Ces missions s'inscrivent dans le cadre de la nouvelle politique de défense nationale, «Protection, Sécurité, Engagement» (PSE), adoptée par le gouvernement libéral en 2017. Elle définit la Chine et la Russie comme des «menaces» stratégiques majeures pour le Canada et annonce une augmentation de 70% des dépenses militaires qui portera le budget de la défense à plus de 32 milliards de dollars canadiens d'ici 2026. Des centaines de milliards de dollars doivent être dépensés au cours des 20 prochaines années pour l'achat de nouvelles flottes d'avions de chasse et de navires de guerre et d'autres armements. Au début de ce mois, le gouvernement a inclus 585 millions de dollars canadiens dans son dernier projet de loi de dépenses pour les coronavirus afin de payer la poursuite des travaux de construction de deux navires de soutien naval. Les néo-démocrates (NDP), qui ont soutenu à plusieurs reprises le programme de réarmement du gouvernement, ont voté en faveur du projet de loi.

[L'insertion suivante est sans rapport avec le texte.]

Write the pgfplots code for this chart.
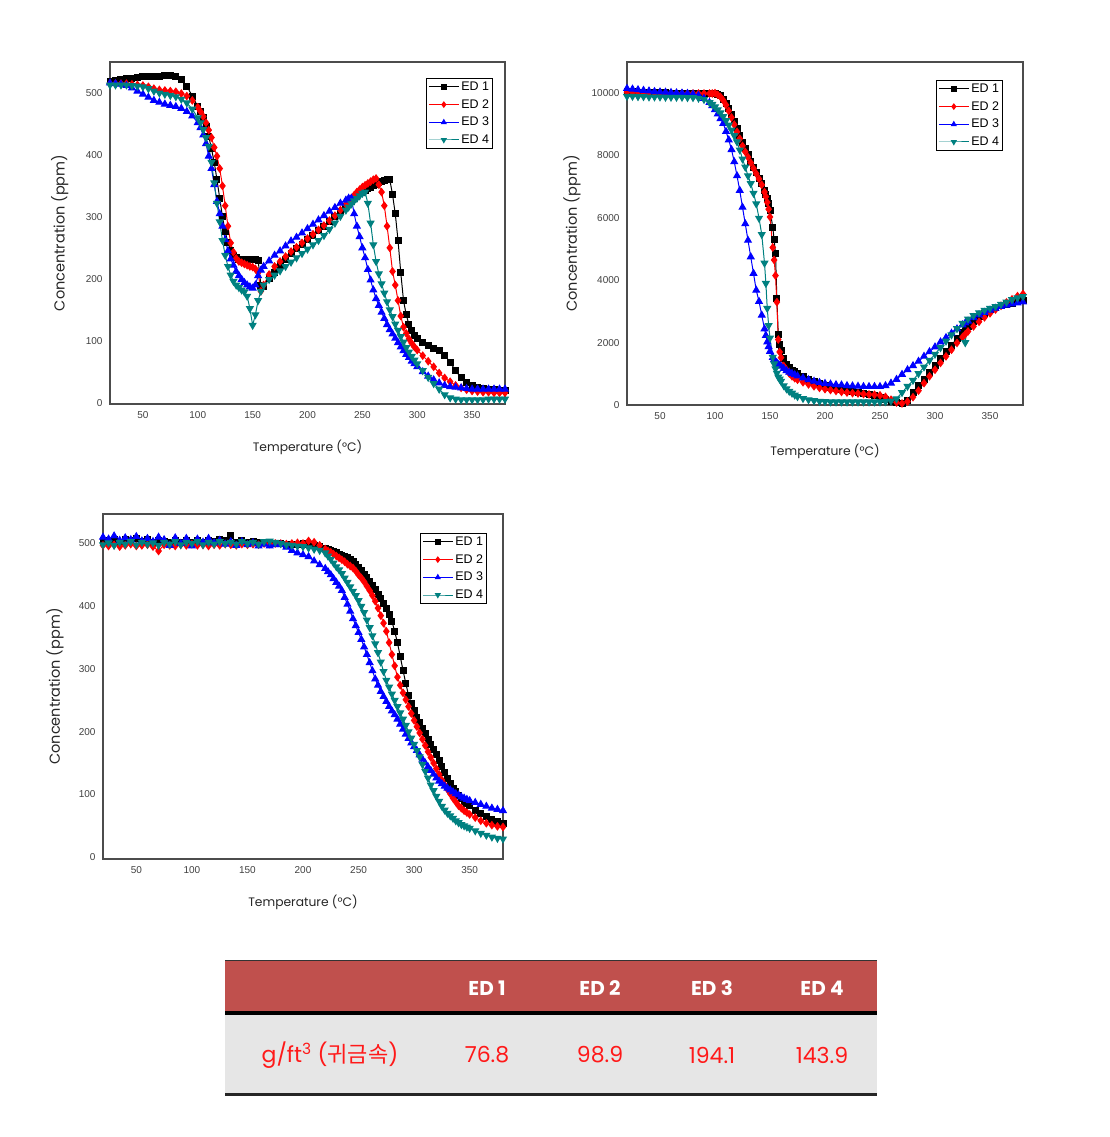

L'élite dirigeante du Canada réclame de plus en plus une nouvelle volée de mesures d'austérité pour payer les centaines de milliards de dollars de fonds de renflouage que le gouvernement Trudeau a versés dans les coffres des grandes banques et des super-riches. Les dépenses consacrées à l'armée canadienne vont cependant continuer à augmenter. La sous-ministre à la Défense nationale, Jody Thomas, a récemment déclaré à la presse canadienne: «Nous ne connaissons aucun ralentissement. ...Nous continuons à poursuivre notre plan de manière très agressive et ambitieuse.»
«Dans un monde post-COVID», a poursuivi Thomas, «il est nécessaire que la PSE soit en fait réalisée plus rapidement plutôt que de la ralentir ou de réduire le budget.»
Sur le plan intérieur, l'élite dirigeante craint une explosion sociale en raison de la crise économique qui s'aggrave, du chômage de masse et de l'accroissement des inégalités sociales. Les manifestations multiraciales de masse qui ont uni les travailleurs et les jeunes à travers les États-Unis contre la violence policière et le racisme à la fin mai et au début juin sont une première expression d'une radicalisation politique mondiale. L’élément déclencheur de ces manifestations, qui se sont rapidement étendues au monde entier et ont attiré des dizaines de milliers de participants dans tout le pays, a été le meurtre brutal de George Floyd. Cependant, elles ont été motivées plus fondamentalement par la colère croissante contre un ordre social qui n'a rien à offrir aux travailleurs et aux jeunes.
Dans ces conditions, l'armée se prépare activement à réprimer l'opposition de masse, ou ce que le général Vance a appelé par euphémisme «le pire des scénarios» lorsqu'il a exposé les objectifs du déploiement de l'armée en réponse à la COVID-19 en mars.
Il y a tout juste quatre mois, lorsque des manifestants autochtones ont bloqué des lignes de chemin de fer à travers le pays pour s'opposer à la construction d'un pipeline sur les terres des Wet'suwet'en, une grande partie de l'élite dirigeante canadienne a exigé que l'armée soit déployée pour briser les barricades. Finalement, le gouvernement Trudeau, avec le soutien du NPD, des Verts et du Bloc Québécois, a pu conclure un accord avec les manifestants qui impliquait le démantèlement de certaines barricades par la police.